Seriously, the thermometer is not going the right way and there is growing evidence in various forms that indicate that the feedback loops are accelerating. The terrible problem is that we may be past the point on no return along "Donner's Passage" with no plausible rescue parties arriving to save the day or to at least mitigate the inevitable.
One positive observation about the floating snowball (Non-Planet) Pluto is that the mountains are made from ice, so the existence of water elsewhere in the universe suggests very strongly that there are other possible life forms and life systems in existence. Water being the essence of such constructions. That's good news, but how is it going to help the practical issues of today?
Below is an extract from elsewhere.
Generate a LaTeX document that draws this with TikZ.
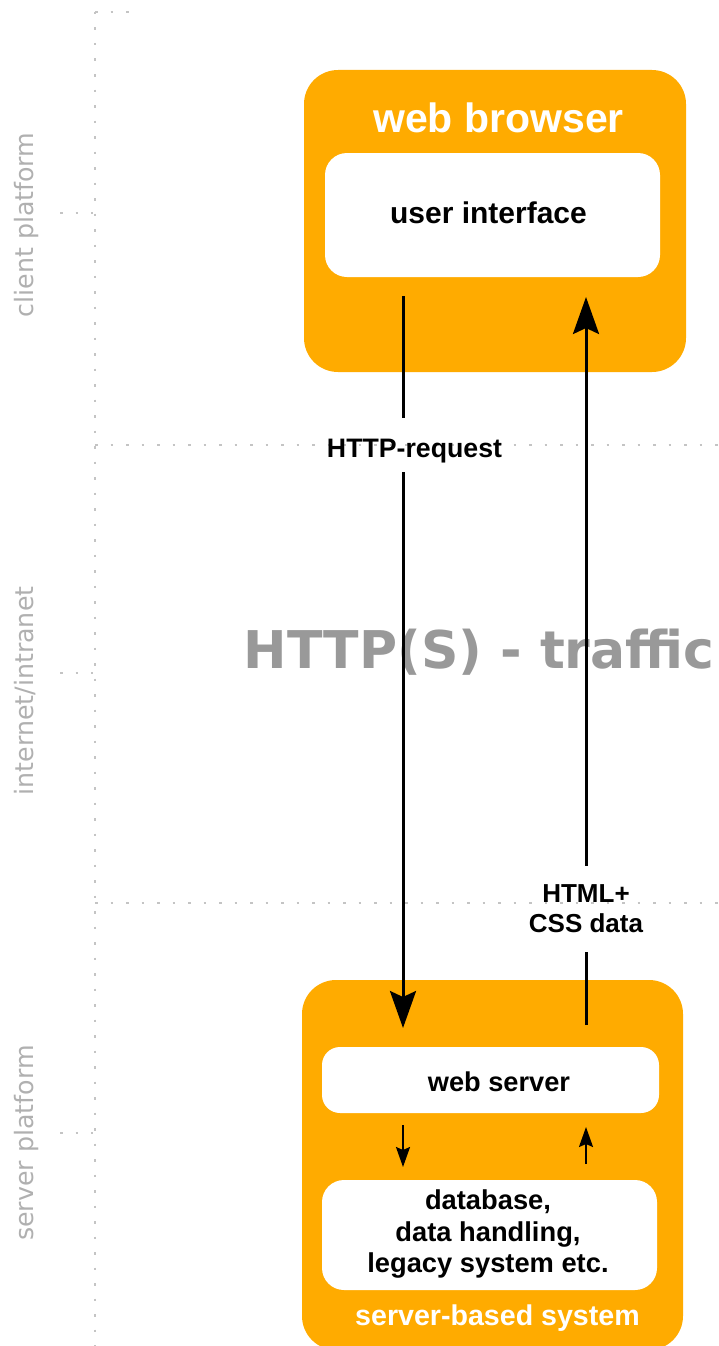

Of all the excess heat that results from people's emissions, 93.4% goes into oceans. Accordingly, ocean heat has strongly increased over the years.
NOAA analysis shows that, for the oceans on the Northern Hemisphere, the June 2015 sea surface temperature was at a record high 0.87°C (1.57°F) above the 20th century average of 16.4°C (61.5°F), as also illustrated by the graph below.
Earth warmed to a record in the first half of the year, putting new pressure on nations from the U.S. to China to try to curb climate change at a United Nations summit in Paris this December.
Global land and sea surface temperatures from January through June were 1.53 degrees Fahrenheit above the 20th century average, the highest since recordings started in 1880, the National Oceanic and Atmospheric Administration said in a report. The previous record was in 2010.
There was “record warmth across the western United States, parts of northern South America, several regions in central to western Africa, central Asia around and to the east of the Caspian Sea and parts of southeastern Asia,” the NOAA said.